A viagem começa nos anos 50, quando Jô era um garoto de classe alta com sotaque suíço (sim ele estudou na Suíça) tentando ser engraçado em boates do Rio.

As cenas de “A Família Trapo” na Record são um stand-up ancestral com Jô e Ronald Golias.

A Globo, claro, logo pescou o talento do gordo. Em 1970, Boni o levou para o programa "Planeta dos Homens", e dali nasceu o "Viva o Gordo" — programa que criou personagens como Capitão Gay (um herói queer antes da sigla LGBTQIA+) e Dona Naná (a velha fofoqueira que faria sucesso no Twitter, se soubesse desbloquear o celular).

O documentário não economiza nas pérolas: Jô imitando Carmen Miranda, Agildo Ribeiro fazendo piadas e Max Nunes escrevendo bordões que viraram memes analógicos.

Até a decisão de Jô pular para o SBT, em 1988, com o gordo indo para o Silvio Santos, enquanto a Globo engolia seco e proibia artistas de aparecerem no “Jô Onze e Meia”.

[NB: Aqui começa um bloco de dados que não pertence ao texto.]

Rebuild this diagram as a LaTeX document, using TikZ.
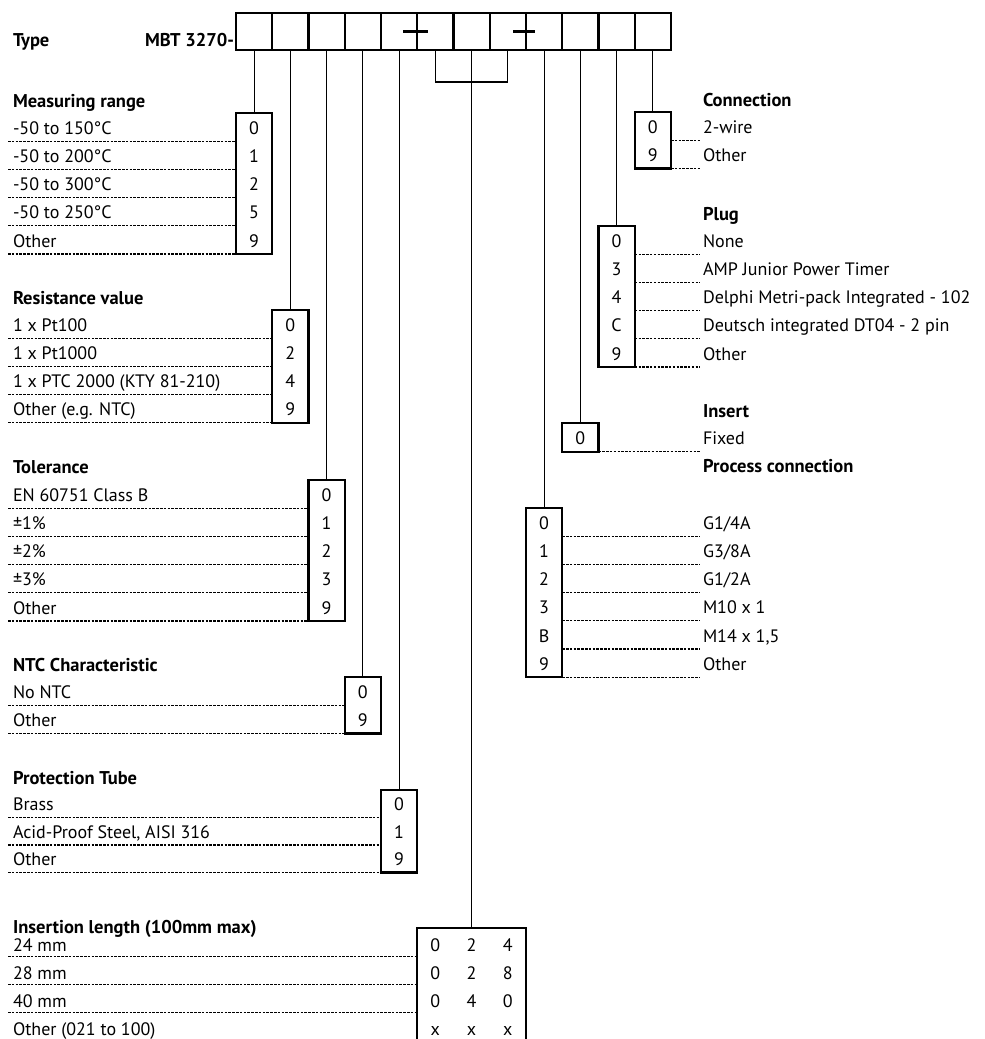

No segundo episódio temo um Jô cowboy do improviso: ele entrevistou desde Van Damme (que chegou a dar um chute no ar) até Rogério Skylab. As cenas do talk-show são ouro puro: Derico no saxofone, Diléa Frate dirigindo com um orçamento de farofa, e Jô fazendo mágica com um cenário que parecia um apartamento de solteiro.

Mas nem tudo são flores. As entrevistas atuais da série variam entre revelações (Carlos Alberto de Nóbrega e lascas de queijo minas (Renato Aragão e Fernanda Torres soltando frases de “ele era incrível, saudades” como se estivessem lendo um cartão de aniversário).

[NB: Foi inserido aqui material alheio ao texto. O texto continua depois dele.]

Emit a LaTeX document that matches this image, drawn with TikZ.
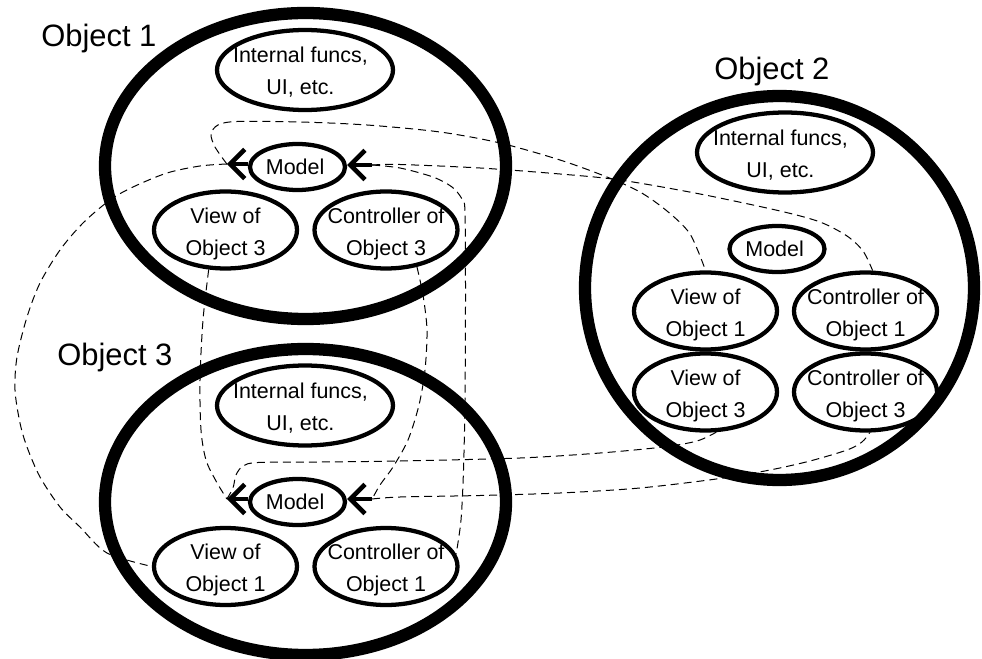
\documentclass[tikz,border=0pt]{standalone}
\usepackage{fontspec}
\setmainfont{Liberation Sans}
\usetikzlibrary{shapes.geometric, arrows.meta}
\begin{document}
\begin{tikzpicture}[x=0.75pt, y=-0.75pt,
  bigobj/.style={draw, ellipse, line width=9.2pt, inner sep=0pt, outer sep=0pt},
  o13/.style={bigobj, minimum width=300.75pt, minimum height=229.5pt},
  o2s/.style={bigobj, minimum width=291.75pt, minimum height=288pt},
  part/.style={draw, ellipse, line width=3.2pt, inner sep=0pt},
  intl/.style={part, minimum width=132pt, minimum height=60pt},
  mdl/.style={part, minimum width=71.25pt, minimum height=34.5pt},
  vc/.style={part, minimum width=107.25pt, minimum height=57.75pt},
  lbl/.style={align=center, inner sep=0pt, font=\fontsize{16.1}{24}\selectfont},
  ilbl/.style={lbl, xshift=-3.4pt, yshift=-1.9pt},
  vlbl/.style={lbl, yshift=-2.6pt},
  mlbl/.style={lbl, xshift=-1.8pt},
  title/.style={anchor=base west, inner sep=0pt, font=\fontsize{23.2}{27}\selectfont},
  marrow/.style={line width=3.2pt, -{Straight Barb[length=11pt,width=22pt,line width=3.4pt]}},
  dep/.style={line width=0.75pt, dash pattern=on 6pt off 3.75pt}
]
\useasboundingbox (0,0) rectangle (982,659);

% titles
\node[title] (t1) at (41,46.7) {Object 1};
\node[title] (t3) at (57,366) {Object 3};
\node[title] (t2) at (714,80) {Object 2};

% texts (drawn under the outlines)
\node[ilbl] (o1it) at (305,70) {Internal funcs,\\UI, etc.};
\node[mlbl] (o1mt) at (297.5,167) {Model};
\node[vlbl] (o1vt) at (225.5,230) {View of\\Object 3};
\node[vlbl] (o1ct) at (386,230) {Controller of\\Object 3};

\node[ilbl] (o3it) at (305,405.5) {Internal funcs,\\UI, etc.};
\node[mlbl] (o3mt) at (297.5,502) {Model};
\node[vlbl] (o3vt) at (225.5,566.5) {View of\\Object 1};
\node[vlbl] (o3ct) at (386,566.5) {Controller of\\Object 1};

\node[ilbl] (o2it) at (785,152.5) {Internal funcs,\\UI, etc.};
\node[mlbl] (o2mt) at (777,249) {Model};
\node[vlbl] (o2v1t) at (705.5,311) {View of\\Object 1};
\node[vlbl] (o2c1t) at (865.5,311) {Controller of\\Object 1};
\node[vlbl] (o2v3t) at (705.5,392) {View of\\Object 3};
\node[vlbl] (o2c3t) at (865.5,392) {Controller of\\Object 3};

% big objects
\node[o13] (o1) at (305.5,166) {};
\node[o13] (o3) at (305.5,502) {};
\node[o2s] (o2) at (779.5,288) {};

% parts
\node[intl] (o1i) at (305,70) {};
\node[mdl] (m1) at (297.5,167) {};
\node[vc] (o1v3) at (225.5,230) {};
\node[vc] (o1c3) at (386,230) {};

\node[intl] (o3i) at (305,405.5) {};
\node[mdl] (m3) at (297.5,502) {};
\node[vc] (o3v1) at (225.5,566.5) {};
\node[vc] (o3c1) at (386,566.5) {};

\node[intl] (o2i) at (785,152.5) {};
\node[mdl] (m2) at (777,249) {};
\node[vc] (o2v1) at (705.5,311) {};
\node[vc] (o2c1) at (865.5,311) {};
\node[vc] (o2v3) at (705.5,392) {};
\node[vc] (o2c3) at (865.5,392) {};

% model arrows
\coordinate (m1L) at ([shift={(-21,-3)}]m1.west);
\coordinate (m1R) at ([shift={(25,-2)}]m1.east);
\coordinate (m3L) at ([shift={(-21,-3)}]m3.west);
\coordinate (m3R) at ([shift={(25,-3)}]m3.east);
\draw[marrow] ([shift={(0,-3)}]m1.west) -- (m1L);
\draw[marrow] (m1R) -- ([shift={(0,-2)}]m1.east);
\draw[marrow] ([shift={(0,-3)}]m3.west) -- (m3L);
\draw[marrow] (m3R) -- ([shift={(0,-3)}]m3.east);

% dependencies
% Model 1 -> View of Object 1 in Object 3
\draw[dep] plot[smooth] coordinates {(m1L) (200,166) (167,173) (133,187) (110,200) (83,223) (60,250) (40,283) (27,317) (17,357) (15,390) (20,423) (27,447) (40,477) (60,507) (80,527) (107,553) (o3v1.west)};
% Model 1 -> View of Object 1 in Object 2
\draw[dep] plot[smooth] coordinates {(m1L) (215,147) (211,134) (218,125) (237,121.5) (300,122) (367,125) (440,132) (500,143) (560,160) (607,177) (640,192) (667,211) (690,234) (o2v1.north)};
% Controller of Object 1 in Object 2 -> Model 1
\draw[dep] plot[smooth] coordinates {(m1R) (400,164.5) (480,168) (560,174) (620,180) (700,194) (780,211) (820,222) (847,236) (863,251) (o2c1.80)};
% Controller of Object 1 in Object 3 -> Model 1
\draw[dep] plot[smooth] coordinates {(m1R) (400,168) (433,177) (452,187) (462,199) (465,212) (465.5,300) (465,400) (463.5,470) (461,520) (o3c1.10)};
% Model 3 -> View of Object 3 in Object 1
\draw[dep] plot[smooth] coordinates {(o1v3.247) (203,320) (200,380) (201,430) (206,460) (216,481) (m3L)};
% Controller of Object 3 in Object 1 -> Model 3
\draw[dep] plot[smooth] coordinates {(o1c3.310) (423,295) (427,330) (425,370) (419,405) (408,440) (393,467) (380,485) (m3R)};
% Model 3 -> View of Object 3 in Object 2
\draw[dep] plot[smooth] coordinates {(m3L) (233,488) (236,475) (243,466) (258,462.5) (320,462) (400,461) (520,458) (600,453) (663,447) (697,441) (o2v3.285)};
% Controller of Object 3 in Object 2 -> Model 3
\draw[dep] plot[smooth] coordinates {(m3R) (400,497) (480,495.5) (560,493) (640,488) (720,478.5) (770,470) (810,461) (847,450) (862,442) (o2c3.276)};
\end{tikzpicture}
\end{document}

Fernanda, aliás, dispara a pérola: “Jô é o elo perdido entre a velha guarda e a Porta dos Fundos”. Ora, Fernanda, elo perdido é o Titanic, não um cara que esteve na TV por 50 anos e encheu o país de risos.

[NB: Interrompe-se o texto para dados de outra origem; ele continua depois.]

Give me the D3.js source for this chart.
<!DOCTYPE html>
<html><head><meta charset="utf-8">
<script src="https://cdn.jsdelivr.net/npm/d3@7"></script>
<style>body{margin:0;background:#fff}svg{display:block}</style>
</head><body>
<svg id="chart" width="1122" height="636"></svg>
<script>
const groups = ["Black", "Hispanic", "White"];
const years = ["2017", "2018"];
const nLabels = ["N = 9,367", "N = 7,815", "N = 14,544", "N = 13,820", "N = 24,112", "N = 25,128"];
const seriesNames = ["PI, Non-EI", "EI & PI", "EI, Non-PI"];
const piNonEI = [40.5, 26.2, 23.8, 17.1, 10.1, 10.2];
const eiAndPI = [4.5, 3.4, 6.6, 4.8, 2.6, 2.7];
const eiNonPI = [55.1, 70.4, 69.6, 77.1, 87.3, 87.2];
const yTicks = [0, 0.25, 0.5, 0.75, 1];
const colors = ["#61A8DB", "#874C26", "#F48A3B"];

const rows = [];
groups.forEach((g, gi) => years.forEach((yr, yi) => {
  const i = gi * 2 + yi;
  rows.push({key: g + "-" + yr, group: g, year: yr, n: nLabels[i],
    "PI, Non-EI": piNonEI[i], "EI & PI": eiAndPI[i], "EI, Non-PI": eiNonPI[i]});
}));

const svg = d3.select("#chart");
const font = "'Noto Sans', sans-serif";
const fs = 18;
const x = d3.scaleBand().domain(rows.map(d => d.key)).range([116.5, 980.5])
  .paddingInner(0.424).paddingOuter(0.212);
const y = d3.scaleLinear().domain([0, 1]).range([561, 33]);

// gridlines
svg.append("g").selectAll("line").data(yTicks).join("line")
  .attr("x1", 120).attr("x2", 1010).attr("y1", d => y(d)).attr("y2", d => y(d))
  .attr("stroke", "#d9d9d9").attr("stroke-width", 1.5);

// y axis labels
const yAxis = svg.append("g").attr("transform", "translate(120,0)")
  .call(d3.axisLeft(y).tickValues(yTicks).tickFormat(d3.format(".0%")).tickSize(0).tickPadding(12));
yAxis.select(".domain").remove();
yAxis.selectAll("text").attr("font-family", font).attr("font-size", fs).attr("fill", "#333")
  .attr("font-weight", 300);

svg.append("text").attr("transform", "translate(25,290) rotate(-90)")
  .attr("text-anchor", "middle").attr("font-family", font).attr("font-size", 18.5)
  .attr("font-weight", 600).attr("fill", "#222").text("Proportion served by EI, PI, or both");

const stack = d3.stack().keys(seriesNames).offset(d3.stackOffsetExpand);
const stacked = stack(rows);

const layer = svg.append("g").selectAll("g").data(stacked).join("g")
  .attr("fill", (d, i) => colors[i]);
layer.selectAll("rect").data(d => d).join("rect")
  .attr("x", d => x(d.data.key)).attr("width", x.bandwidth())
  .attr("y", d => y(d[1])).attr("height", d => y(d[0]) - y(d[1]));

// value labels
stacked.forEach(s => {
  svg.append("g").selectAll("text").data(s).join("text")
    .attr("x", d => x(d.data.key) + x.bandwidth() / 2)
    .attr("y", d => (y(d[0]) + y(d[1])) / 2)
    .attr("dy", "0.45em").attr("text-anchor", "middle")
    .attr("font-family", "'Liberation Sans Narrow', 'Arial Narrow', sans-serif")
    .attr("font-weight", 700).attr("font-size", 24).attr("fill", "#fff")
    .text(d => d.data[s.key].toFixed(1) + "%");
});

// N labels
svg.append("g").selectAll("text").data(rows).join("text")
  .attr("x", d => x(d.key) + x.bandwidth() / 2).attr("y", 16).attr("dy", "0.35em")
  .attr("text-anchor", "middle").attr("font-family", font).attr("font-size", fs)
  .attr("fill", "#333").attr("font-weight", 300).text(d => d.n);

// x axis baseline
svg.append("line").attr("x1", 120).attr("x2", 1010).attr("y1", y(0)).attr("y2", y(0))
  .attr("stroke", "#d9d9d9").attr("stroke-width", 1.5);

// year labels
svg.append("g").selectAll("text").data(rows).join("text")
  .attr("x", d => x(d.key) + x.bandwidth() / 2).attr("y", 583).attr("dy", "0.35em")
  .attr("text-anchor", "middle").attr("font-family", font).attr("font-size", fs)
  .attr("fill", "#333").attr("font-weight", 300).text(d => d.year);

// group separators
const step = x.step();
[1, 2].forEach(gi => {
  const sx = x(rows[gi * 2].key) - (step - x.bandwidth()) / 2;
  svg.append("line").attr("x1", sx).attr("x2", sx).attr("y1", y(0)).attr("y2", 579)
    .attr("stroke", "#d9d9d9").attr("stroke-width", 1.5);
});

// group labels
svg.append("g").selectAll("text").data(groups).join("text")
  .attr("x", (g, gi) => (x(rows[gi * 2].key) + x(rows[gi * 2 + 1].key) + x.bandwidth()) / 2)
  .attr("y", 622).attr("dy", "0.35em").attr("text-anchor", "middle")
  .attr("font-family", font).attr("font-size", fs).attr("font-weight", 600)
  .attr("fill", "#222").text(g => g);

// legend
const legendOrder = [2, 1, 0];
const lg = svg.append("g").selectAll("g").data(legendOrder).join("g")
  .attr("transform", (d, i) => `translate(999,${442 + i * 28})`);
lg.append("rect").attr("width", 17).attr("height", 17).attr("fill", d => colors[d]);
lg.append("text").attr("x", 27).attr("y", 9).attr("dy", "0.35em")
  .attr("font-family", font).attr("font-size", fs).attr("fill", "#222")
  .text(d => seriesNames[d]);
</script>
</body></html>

Jô foi um gênio. Saiu da Globo no auge, criou um talk-show que dependia mais de improviso que de roteiro, e transformou o SBT num palco para doidos, gênios e Van Damme. Enquanto hoje programas de entrevistas parecem scripts de IA, Jô fazia arte com pergunta errada, resposta sem noção e um saxofone de fundo.

Se estivesse vivo, faria uma piada sobre como virou “elo perdido” — e depois explicaria, em francês, que elo perdido é o Brasil, não ele.

Porque no fim, sua carreira foi uma alegoria do país: genial, improvisada, e um pouco sem rumo.